Igor Stravinsky : Trois mouvements de «Petrouchka»
Johannes Brahms : Variations sur un thème de Paganini, opus 35
Maurice Ravel : La Valse
Domenico Scarlatti : Sonates en mi majeur, K. 380, et en ut majeur, K. 466
Yuja Wang (piano)
Enregistré au Friedrich-Ebert-Halle de Hambourg (janvier 2010) – 58’27
Deutsche Grammophon 477 8795 (distribué par Universal) – Notice de présentation en français, anglais et allemand
Frédéric Chopin : Sonate n° 2, opus 35
Franz Liszt : Sonate en si mineur
Alexandre Scriabine : Sonate n° 2, opus 19
György Ligeti : Etudes n° 4 «Fanfares» et n° 10 «L’Apprenti sorcier»
Yuja Wang (piano)
Enregistré au Friedrich-Ebert-Halle de Hambourg (novembre 2008) – 73’58
Deutsche Grammophon 477 8140 (distribué par Universal) – Notice de présentation en français, anglais et allemand
La jeune pianiste chinoise Yuja Wang (née en 1987), qui enregistre sous un label prestigieux, mérite certainement son statut de «nouvelle étoile dans la galaxie des pianistes» (lire ici par exemple). Une personnalité prometteuse et une technique prodigieuse sont, il est vrai, la recette d’une propulsion méritée sur les devants de la scène (musicale comme médiatique).
L’an dernier, pour son premier disque chez DG, elle avait osé un répertoire sur-enregistré dans lequel elle faisait bonne figure sans emporter l’adhésion (pour un point de vue en anglais, lire ici): sa Deuxième sonate de Chopin était tenue et dense mais n’apportait rien à une discographie surabondante, alors que sa Deuxième sonate de Scriabine se révélait exaltée mais pas enivrante. En revanche, à côté de deux études de Ligeti bien exécutées, Yuja Wang intéressait davantage dans une Sonate de Liszt où l’on sentait poindre – timidement – une certaine urgence, alors que la poésie n’était pas absente de cette interprétation techniquement irréprochable.

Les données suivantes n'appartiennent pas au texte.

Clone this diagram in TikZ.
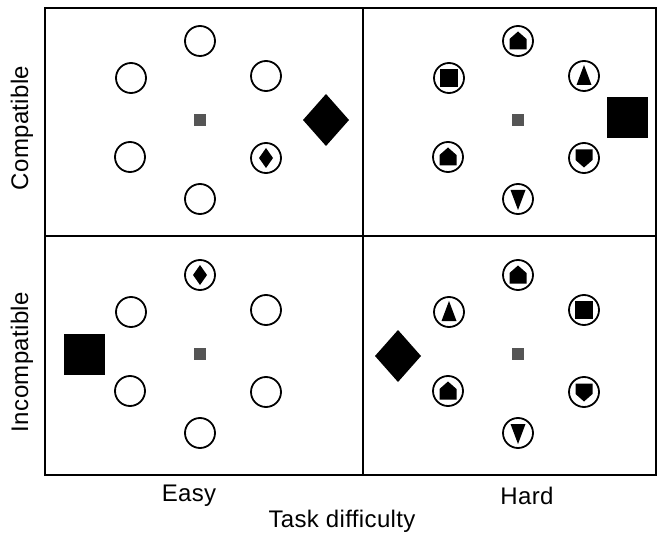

De la même manière, son second album sous «label jaune» – au minutage un peu chiche – se révèle de très bonne qualité mais ne laisse pas d’impression durablement marquante, la faute à un style de jeu un tantinet «aseptisé». Dans les Trois mouvements de «Petrouchka» de Stravinsky, on apprécie la grande ductilité du poignet, qui lui permet d’obtenir un toucher équilibrant harmonieusement souplesse et vivacité – même si l’on peut souhaiter une frappe plus bestiale par moments. Sans parvenir à leur donner une unité d’ensemble (contrairement à ce qu’elle affirme dans la notice) ou une identité individuelle (à la manière d’un Arrau ou d’un Michelangeli, par exemple), Yuja Wang vient, en revanche, à bout des Variations sur un thème de Paganini de Brahms, qui scintillent comme de splendides miniatures virtuoses.

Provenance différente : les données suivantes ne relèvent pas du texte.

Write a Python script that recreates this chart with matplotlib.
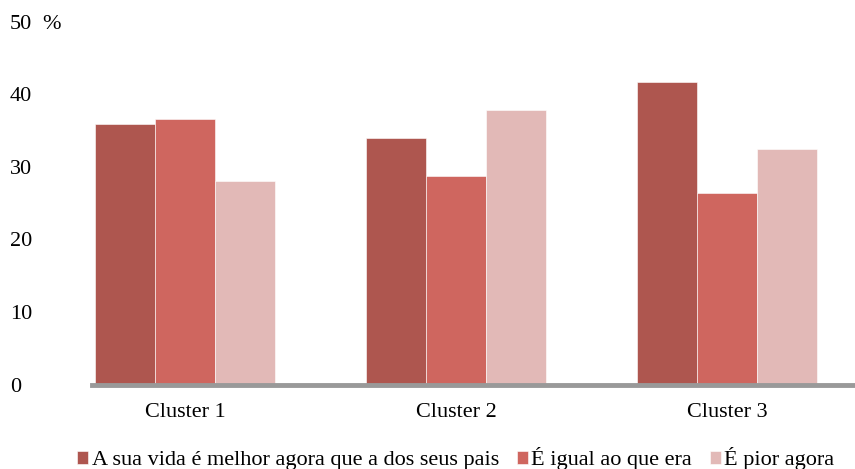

Prometteuse sur le papier – dans la notice, Yuja Wang annonce la couleur («au départ, Ravel présente les valses dans le style classique viennois, puis il transforme le tout en une danse de mort, comme dans la Salomé de Strauss (…) si bien que ce qui aurait pu sembler en façade une jolie valse recèle par-derrière quelque chose de maléfique») –, La Valse de Ravel – impeccablement peignée – manque de «maléfice» comme d’engagement et, surtout, d’une sacrée dose d’alcool et d’électricité. On se demande, enfin, ce que viennent faire les deux sonates de Scarlatti dans ce récital consacré aux «transformations» (celles du thème de Paganini, de la valse viennoise et de la marionnette devenue humaine…): sucrées et presque insipides, les Sonates K. 380 et K. 466 ne méritaient probablement pas le traitement décoratif et digital qu’on leur a infligé.
Par leur diversité de répertoire mais aussi par leur uniformité de style, ces deux disques sont une jolie carte de visite pour cette musicienne pleine de promesses – encore trop «tout-terrain» malheureusement pour que l’on puisse déceler ce qu’elle pourrait apporter à la longue histoire de l’art de l’interprétation pianistique.